Gibson shut down some stellar chances early in the powerplay, but Edmonton was able to cash in with seconds left in the man advantage. Ryan Eberle drove down the left half-boards and put a shot towards the Anaheim net. The puck hit Patrick Maroon’s skate, who was parked in front, and then ramped off of the blade of Gibson’s goal stick and into the net. 2-0 Edmonton.
The game slowed down again after the second Edmonton goal, as neither team seemed to be able to establish themselves in the offensive zone. With just over 7 minutes left in the period, Anaheim got back on the powerplay. Andrew Cogliano drew a holding call against Zach Kassian, putting the Ducks on the man-advantage. Cam Talbot continued to be the Oilers’ best player, however, as he stopped shot after shot that the Ducks threw at him.
Despite being unable to score on their second powerplay, Jared Boll (I know, right? He actually did a thing!) drew a penalty against Darnell Nurse, putting Anaheim back on the powerplay with less than 5 left in the second. Anaheim didn’t waste any time on their third man-advantage. A clean faceoff win back to the point, and a pass to Jakob Silfverberg on the wing led to a beautiful shot from #33. The shot beat Talbot clean, bringing Anaheim within one late in the second.

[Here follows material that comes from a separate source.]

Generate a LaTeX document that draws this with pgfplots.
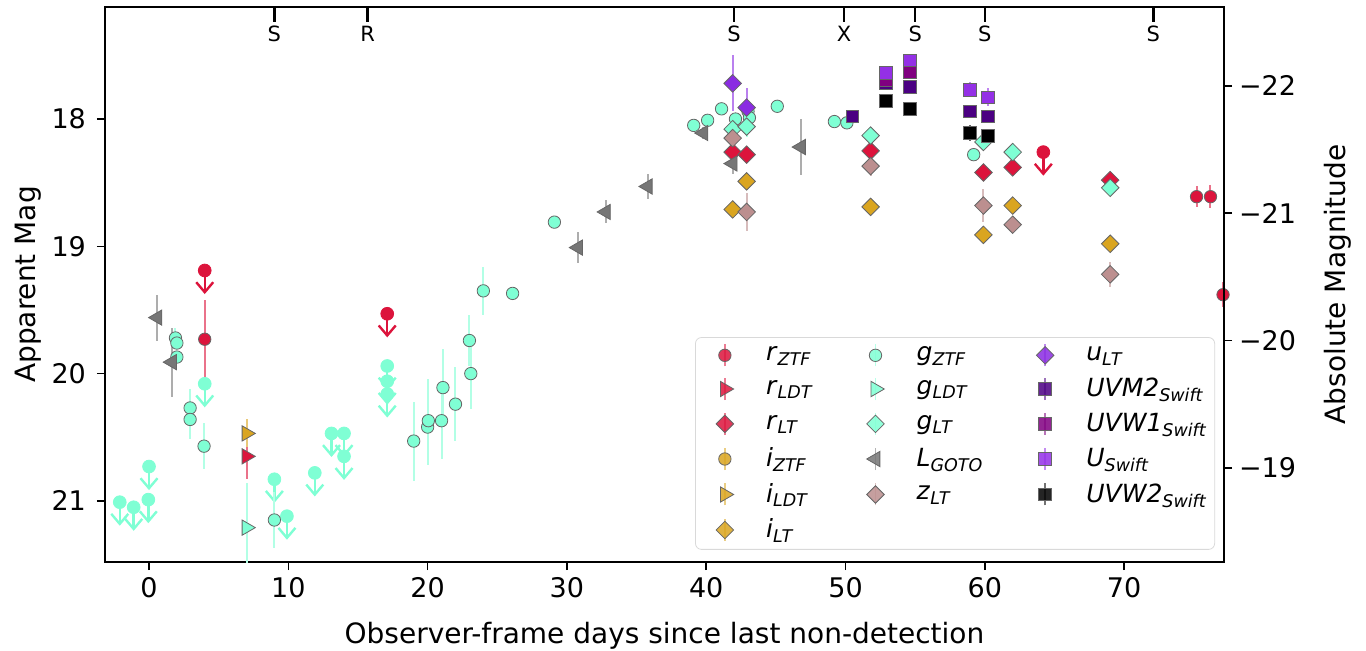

Anaheim carried a ton of momentum off the powerplay goal as they continued to control play late in the second. The only thing that could stop their charge was a high-sticking penalty against Shea Theodore who caught Benoit Pouliot up high. Anaheim killed the penalty and went to the locker room down 2-1 at the end of the second frame.
Anaheim came out of the locker room firing in the third. Some early chances from the top line really got the building buzzing and the momentum on the Ducks’ side. The Ducks got a number of chances one after the other, with the captain seemingly figuring in a grade-A chance every time he got on the ice. Anaheim’s continued pressure finally drew a penalty nearly halfway through the third. A driving Rickard Rakell drew a hook against Kris Russell, giving Anaheim their fourth powerplay of the contest.
Anaheim’s net-front presence started to really create trouble for Talbot as an early shot deflected in front and off the post. Anaheim continued to pressure but a few late turnovers helped the Oilers kill off the rest of the Russell minor.
Anaheim continued to send everything at Edmonton until Brandon Montour took a late penalty. As Edmonton threw the puck up the glass to try and clear, Montour tried to step up and keep in a bouncing puck that Benoit Pouliot tapped past him. Whiffing on the puck, Montour was caught and was forced to take an interference penalty against Pouliot to prevent a 1-on-0 rush.
Gibson battled off a few good chances from the Oilers on the powerplay. One chance produced a loose puck inches from going in, but a pile of Ducks skaters kept Anaheim in the game.
After killing the penalty, Anaheim was short on time to try and tie the game. As the period got closer to the end, the Ducks struggled to establish possession in the Edmonton zone so that they could pull Gibson. Finally, with less that a minute left, Anaheim got their goaltender off and went to work. The Ducks really only produced one quality chance with their goaltender pulled as they were unable to jam a puck behind a scrambling Talbot.
In the end, Anaheim dropped their second game in a row in which they dominated at even strebgth. Anaheim now heads to Edmonton down two games to none. Without the last change, it will be much more difficult for Anaheim to control the likes of Connor McDavid and Leon Draisaitl. The Ducks will need huge efforts (and more net-front traffic) in games 3 & 4 if they want to play another game in Honda Center this season.